§ **Do this**: Would you transcribe the whole listing exactly, minus its pictures?

#### Stored data ####

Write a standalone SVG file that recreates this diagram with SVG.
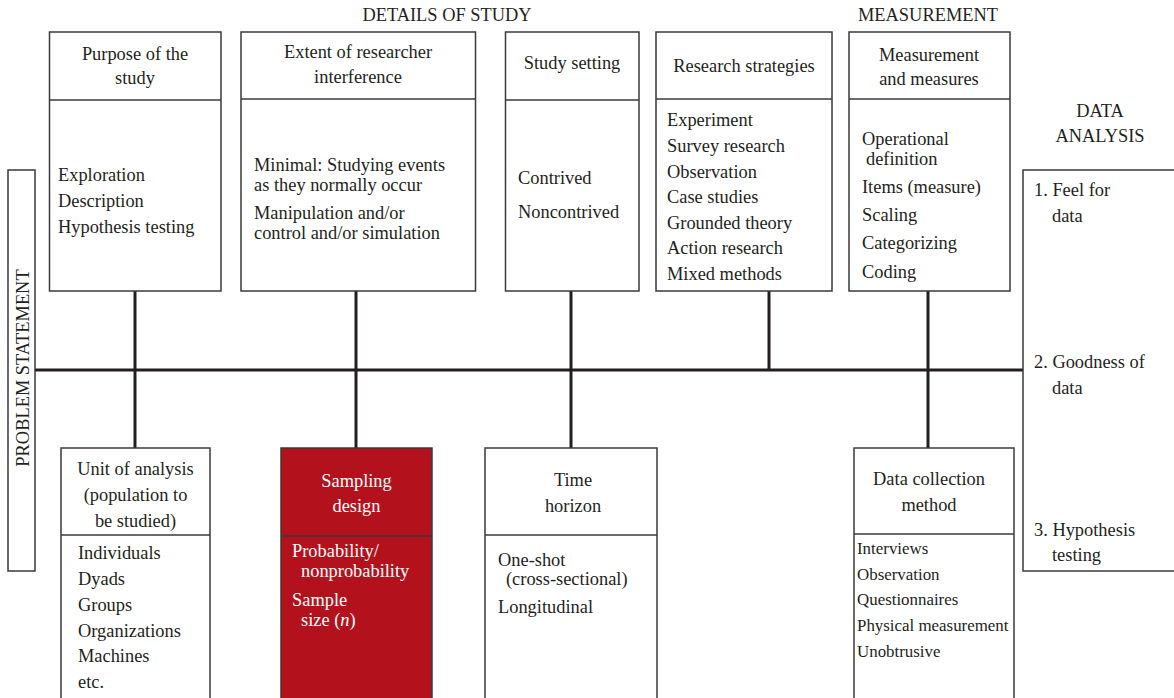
<svg xmlns="http://www.w3.org/2000/svg" width="1174" height="698" viewBox="0 0 1174 698">
<style>
text{font-family:"Liberation Serif","Times New Roman",serif;font-size:18.4px;fill:#231f20}
.c{text-anchor:middle}
.box{fill:#fff;stroke:#3a3a3a;stroke-width:1.5}
.div{stroke:#3a3a3a;stroke-width:1.5}
.red{fill:#b3121c;stroke:#3a3a3a;stroke-width:1.5}
.w{fill:#fff}
.sm{font-size:16.9px}
.conn{stroke:#231f20;stroke-width:3;fill:none}
</style>
<rect width="1174" height="698" fill="#fff"/>
<g id="headings">
<text class="c" x="447" y="21">DETAILS OF STUDY</text>
<text class="c" x="928" y="21">MEASUREMENT</text>
<text class="c" x="1100" y="117">DATA</text>
<text class="c" x="1100" y="142">ANALYSIS</text>
</g>
<g id="connectors">
<line class="conn" x1="35" y1="370" x2="1023" y2="370"/>
<line class="conn" x1="135" y1="291" x2="135" y2="448"/>
<line class="conn" x1="356" y1="291" x2="356" y2="448"/>
<line class="conn" x1="571" y1="291" x2="571" y2="448"/>
<line class="conn" x1="769" y1="291" x2="769" y2="370"/>
<line class="conn" x1="928" y1="291" x2="928" y2="448"/>
</g>
<g id="problem-statement">
<rect class="box" x="8" y="170" width="27" height="401"/>
<text class="c" transform="translate(29,368) rotate(-90)">PROBLEM STATEMENT</text>
</g>
<g id="purpose">
<rect class="box" x="49.5" y="32" width="171.5" height="259"/>
<line class="div" x1="49.5" y1="100" x2="221" y2="100"/>
<text class="c" x="135" y="60">Purpose of the</text>
<text class="c" x="135" y="84">study</text>
<text x="58" y="181">Exploration</text>
<text x="58" y="207">Description</text>
<text x="58" y="233">Hypothesis testing</text>
</g>
<g id="extent">
<rect class="box" x="241" y="32" width="234.5" height="259"/>
<line class="div" x1="241" y1="99" x2="475.5" y2="99"/>
<text class="c" x="358" y="58">Extent of researcher</text>
<text class="c" x="358" y="83">interference</text>
<text x="254" y="171">Minimal: Studying events</text>
<text x="254" y="191">as they normally occur</text>
<text x="254" y="219">Manipulation and/or</text>
<text x="254" y="239">control and/or simulation</text>
</g>
<g id="study-setting">
<rect class="box" x="505.5" y="32" width="133.5" height="259"/>
<line class="div" x1="505.5" y1="100" x2="639" y2="100"/>
<text class="c" x="572" y="69">Study setting</text>
<text x="518" y="184">Contrived</text>
<text x="518" y="218">Noncontrived</text>
</g>
<g id="research-strategies">
<rect class="box" x="656" y="32" width="176" height="259"/>
<line class="div" x1="656" y1="99" x2="832" y2="99"/>
<text class="c" x="744" y="72">Research strategies</text>
<text x="667" y="126">Experiment</text>
<text x="667" y="152">Survey research</text>
<text x="667" y="178">Observation</text>
<text x="667" y="203">Case studies</text>
<text x="667" y="229">Grounded theory</text>
<text x="667" y="254">Action research</text>
<text x="667" y="280">Mixed methods</text>
</g>
<g id="measurement">
<rect class="box" x="849" y="32" width="161" height="259"/>
<line class="div" x1="849" y1="99" x2="1010" y2="99"/>
<text class="c" x="929" y="61">Measurement</text>
<text class="c" x="929" y="85">and measures</text>
<text x="862" y="145">Operational</text>
<text x="866" y="165">definition</text>
<text x="862" y="193">Items (measure)</text>
<text x="862" y="221">Scaling</text>
<text x="862" y="249">Categorizing</text>
<text x="862" y="278">Coding</text>
</g>
<g id="data-analysis">
<rect class="box" x="1023" y="170" width="170" height="401"/>
<text x="1034" y="196">1. Feel for</text>
<text x="1052" y="222">data</text>
<text x="1034" y="368">2. Goodness of</text>
<text x="1052" y="394">data</text>
<text x="1034" y="536">3. Hypothesis</text>
<text x="1052" y="561">testing</text>
</g>
<g id="unit-of-analysis">
<rect class="box" x="61" y="448" width="149" height="270"/>
<line class="div" x1="61" y1="535" x2="210" y2="535"/>
<text class="c" x="135.5" y="475">Unit of analysis</text>
<text class="c" x="135.5" y="501">(population to</text>
<text class="c" x="135.5" y="527">be studied)</text>
<text x="78" y="559">Individuals</text>
<text x="78" y="585">Dyads</text>
<text x="78" y="611">Groups</text>
<text x="78" y="637">Organizations</text>
<text x="78" y="662">Machines</text>
<text x="78" y="688">etc.</text>
</g>
<g id="sampling-design">
<rect class="red" x="281" y="448" width="151" height="270"/>
<line class="div" x1="281" y1="536" x2="432" y2="536"/>
<text class="c w" x="356.5" y="487">Sampling</text>
<text class="c w" x="356.5" y="512">design</text>
<text class="w" x="292" y="557">Probability/</text>
<text class="w" x="301" y="577">nonprobability</text>
<text class="w" x="292" y="606">Sample</text>
<text class="w" x="301" y="626">size (<tspan font-style="italic">n</tspan>)</text>
</g>
<g id="time-horizon">
<rect class="box" x="485" y="448" width="172" height="270"/>
<line class="div" x1="485" y1="535" x2="657" y2="535"/>
<text class="c" x="573" y="486">Time</text>
<text class="c" x="573" y="512">horizon</text>
<text x="498" y="566">One-shot</text>
<text x="506" y="585">(cross-sectional)</text>
<text x="498" y="613">Longitudinal</text>
</g>
<g id="data-collection">
<rect class="box" x="854" y="448" width="160" height="270"/>
<line class="div" x1="854" y1="534" x2="1014" y2="534"/>
<text class="c" x="929" y="485">Data collection</text>
<text class="c" x="929" y="511">method</text>
<text class="sm" x="857" y="554">Interviews</text>
<text class="sm" x="857" y="580">Observation</text>
<text class="sm" x="857" y="605">Questionnaires</text>
<text class="sm" x="857" y="631">Physical measurement</text>
<text class="sm" x="857" y="657">Unobtrusive</text>
</g>
</svg>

####

§ **Complete answer**:
Write a standalone SVG file that recreates this diagram with SVG.
<svg xmlns="http://www.w3.org/2000/svg" width="1174" height="698" viewBox="0 0 1174 698">
<style>
text{font-family:"Liberation Serif","Times New Roman",serif;font-size:18.4px;fill:#231f20}
.c{text-anchor:middle}
.box{fill:#fff;stroke:#3a3a3a;stroke-width:1.5}
.div{stroke:#3a3a3a;stroke-width:1.5}
.red{fill:#b3121c;stroke:#3a3a3a;stroke-width:1.5}
.w{fill:#fff}
.sm{font-size:16.9px}
.conn{stroke:#231f20;stroke-width:3;fill:none}
</style>
<rect width="1174" height="698" fill="#fff"/>
<g id="headings">
<text class="c" x="447" y="21">DETAILS OF STUDY</text>
<text class="c" x="928" y="21">MEASUREMENT</text>
<text class="c" x="1100" y="117">DATA</text>
<text class="c" x="1100" y="142">ANALYSIS</text>
</g>
<g id="connectors">
<line class="conn" x1="35" y1="370" x2="1023" y2="370"/>
<line class="conn" x1="135" y1="291" x2="135" y2="448"/>
<line class="conn" x1="356" y1="291" x2="356" y2="448"/>
<line class="conn" x1="571" y1="291" x2="571" y2="448"/>
<line class="conn" x1="769" y1="291" x2="769" y2="370"/>
<line class="conn" x1="928" y1="291" x2="928" y2="448"/>
</g>
<g id="problem-statement">
<rect class="box" x="8" y="170" width="27" height="401"/>
<text class="c" transform="translate(29,368) rotate(-90)">PROBLEM STATEMENT</text>
</g>
<g id="purpose">
<rect class="box" x="49.5" y="32" width="171.5" height="259"/>
<line class="div" x1="49.5" y1="100" x2="221" y2="100"/>
<text class="c" x="135" y="60">Purpose of the</text>
<text class="c" x="135" y="84">study</text>
<text x="58" y="181">Exploration</text>
<text x="58" y="207">Description</text>
<text x="58" y="233">Hypothesis testing</text>
</g>
<g id="extent">
<rect class="box" x="241" y="32" width="234.5" height="259"/>
<line class="div" x1="241" y1="99" x2="475.5" y2="99"/>
<text class="c" x="358" y="58">Extent of researcher</text>
<text class="c" x="358" y="83">interference</text>
<text x="254" y="171">Minimal: Studying events</text>
<text x="254" y="191">as they normally occur</text>
<text x="254" y="219">Manipulation and/or</text>
<text x="254" y="239">control and/or simulation</text>
</g>
<g id="study-setting">
<rect class="box" x="505.5" y="32" width="133.5" height="259"/>
<line class="div" x1="505.5" y1="100" x2="639" y2="100"/>
<text class="c" x="572" y="69">Study setting</text>
<text x="518" y="184">Contrived</text>
<text x="518" y="218">Noncontrived</text>
</g>
<g id="research-strategies">
<rect class="box" x="656" y="32" width="176" height="259"/>
<line class="div" x1="656" y1="99" x2="832" y2="99"/>
<text class="c" x="744" y="72">Research strategies</text>
<text x="667" y="126">Experiment</text>
<text x="667" y="152">Survey research</text>
<text x="667" y="178">Observation</text>
<text x="667" y="203">Case studies</text>
<text x="667" y="229">Grounded theory</text>
<text x="667" y="254">Action research</text>
<text x="667" y="280">Mixed methods</text>
</g>
<g id="measurement">
<rect class="box" x="849" y="32" width="161" height="259"/>
<line class="div" x1="849" y1="99" x2="1010" y2="99"/>
<text class="c" x="929" y="61">Measurement</text>
<text class="c" x="929" y="85">and measures</text>
<text x="862" y="145">Operational</text>
<text x="866" y="165">definition</text>
<text x="862" y="193">Items (measure)</text>
<text x="862" y="221">Scaling</text>
<text x="862" y="249">Categorizing</text>
<text x="862" y="278">Coding</text>
</g>
<g id="data-analysis">
<rect class="box" x="1023" y="170" width="170" height="401"/>
<text x="1034" y="196">1. Feel for</text>
<text x="1052" y="222">data</text>
<text x="1034" y="368">2. Goodness of</text>
<text x="1052" y="394">data</text>
<text x="1034" y="536">3. Hypothesis</text>
<text x="1052" y="561">testing</text>
</g>
<g id="unit-of-analysis">
<rect class="box" x="61" y="448" width="149" height="270"/>
<line class="div" x1="61" y1="535" x2="210" y2="535"/>
<text class="c" x="135.5" y="475">Unit of analysis</text>
<text class="c" x="135.5" y="501">(population to</text>
<text class="c" x="135.5" y="527">be studied)</text>
<text x="78" y="559">Individuals</text>
<text x="78" y="585">Dyads</text>
<text x="78" y="611">Groups</text>
<text x="78" y="637">Organizations</text>
<text x="78" y="662">Machines</text>
<text x="78" y="688">etc.</text>
</g>
<g id="sampling-design">
<rect class="red" x="281" y="448" width="151" height="270"/>
<line class="div" x1="281" y1="536" x2="432" y2="536"/>
<text class="c w" x="356.5" y="487">Sampling</text>
<text class="c w" x="356.5" y="512">design</text>
<text class="w" x="292" y="557">Probability/</text>
<text class="w" x="301" y="577">nonprobability</text>
<text class="w" x="292" y="606">Sample</text>
<text class="w" x="301" y="626">size (<tspan font-style="italic">n</tspan>)</text>
</g>
<g id="time-horizon">
<rect class="box" x="485" y="448" width="172" height="270"/>
<line class="div" x1="485" y1="535" x2="657" y2="535"/>
<text class="c" x="573" y="486">Time</text>
<text class="c" x="573" y="512">horizon</text>
<text x="498" y="566">One-shot</text>
<text x="506" y="585">(cross-sectional)</text>
<text x="498" y="613">Longitudinal</text>
</g>
<g id="data-collection">
<rect class="box" x="854" y="448" width="160" height="270"/>
<line class="div" x1="854" y1="534" x2="1014" y2="534"/>
<text class="c" x="929" y="485">Data collection</text>
<text class="c" x="929" y="511">method</text>
<text class="sm" x="857" y="554">Interviews</text>
<text class="sm" x="857" y="580">Observation</text>
<text class="sm" x="857" y="605">Questionnaires</text>
<text class="sm" x="857" y="631">Physical measurement</text>
<text class="sm" x="857" y="657">Unobtrusive</text>
</g>
</svg>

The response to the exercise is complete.